ISLAMABAD: The Foreign Office believes that Pakistan’s participation in the Saudi-led 39-nation military alliance will not compromise its long-standing policy of neutrality in Middle Eastern affairs as the alliance is being built to fight terrorism.
“You are talking about two different things. The basic purpose of this force is (to) counter terrorism,” FO spokesman Nafees Zakaria said at his weekly briefing when asked if Islamabad had given up the policy of neutrality in the Middle East by joining the alliance.
However, he noted that the “terms of reference” guiding activities of the alliance were yet to be finalised.
One of the main objections to Pakistan’s involvement with the alliance pertains to the lack of clarity about the terms for the force’s employment and engagement.
‘Terms of reference’ guiding activities of Saudi-led alliance are yet to be finalised: spokesman
Clarifying ambiguity created by the government’s continuous vacillation in public on the question of whether or not Pakistan was part of the Saudi-led alliance formed in Dec 2015, the spokesman said: “We are already part of it.”
The government has recently allowed former army chief retired Gen Raheel Sharif to lead the alliance’s military force, which is yet to be formed, as its commander.
Mr Zakaria refused to comment on the development. “I have seen the statement made by the minister of defence. I don’t think after what has been said by him and the things which have been discussed in the parliament, I have anything to add,” he said.
Asked about Pakistan’s participation in the regional meeting for peace in Afghanistan, to be hosted by Russia on April 14, the spokesman said it was in “accordance with our policy of constructive engagement at all forums relating to Afghan peace”.
He, however, noted that the quadrilateral process involving the US, Pakistan, China and Afghanistan remained “an effective forum”.
It has been almost a year that the Quadrilateral Coordination Group members have not met following the killing of Taliban chief Mullah Akhtar Mansour in a drone attack in Pakistan.
Mr Zakaria also emphasised the importance of bilateral contacts between Pakistan and Afghanistan and referred to the recent meeting in London that helped ease the impasse in ties over terrorist sanctuaries and subsequent reopening of border crossings.
“The London meeting between the adviser (to the prime minister on foreign affairs) and Afghan National Security Adviser Hanif Atmer underscored the importance of a bilateral cooperation mechanism to address counterterrorism and border management issues in an amicable manner,” he said.

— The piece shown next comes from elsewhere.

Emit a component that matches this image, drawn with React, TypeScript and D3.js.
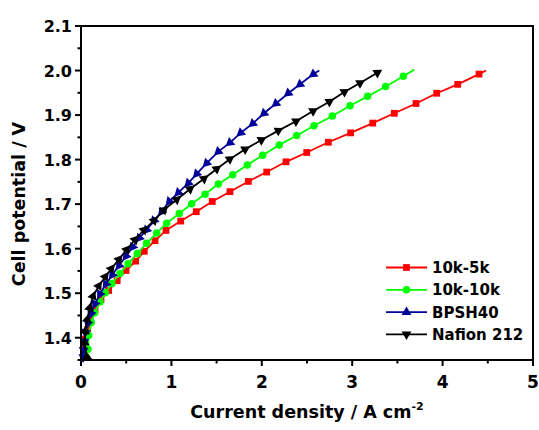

In reply to a question about the fencing of the border with Afghanistan, the spokesman said: “We need to take necessary measures to check terrorism as it is affecting people of both countries. For this to happen, effective border control management is imperative.”
The army had announced last week that it had started partially fencing the border with Afghanistan, particularly areas vulnerable to cross-border attacks from terrorist sanctuaries on Afghan soil. The decision to fence the border had been taken at a national security meeting chaired by the prime minister earlier this month.
The spokesman said Pakistan expected that the Indian government would ensure protection of Jinnah House — a property owned by Quaid-i-Azam Mohammad Ali Jinnah.
A Bharatiya Janata Party legislator, Mangal Prabhat Lodha, last week demanded that the building constructed on 2.5 acres of land in Mumbai be demolished and replaced with a cultural centre.
“Pakistan has repeatedly expressed its desire to take possession of the property. The government of India should respect the ownership rights of the government of Pakistan in this regard.
“On various occasions, the Indian government has promised to hand over the property to the government of Pakistan but has not fulfilled their commitment yet,” Mr Zakaria said.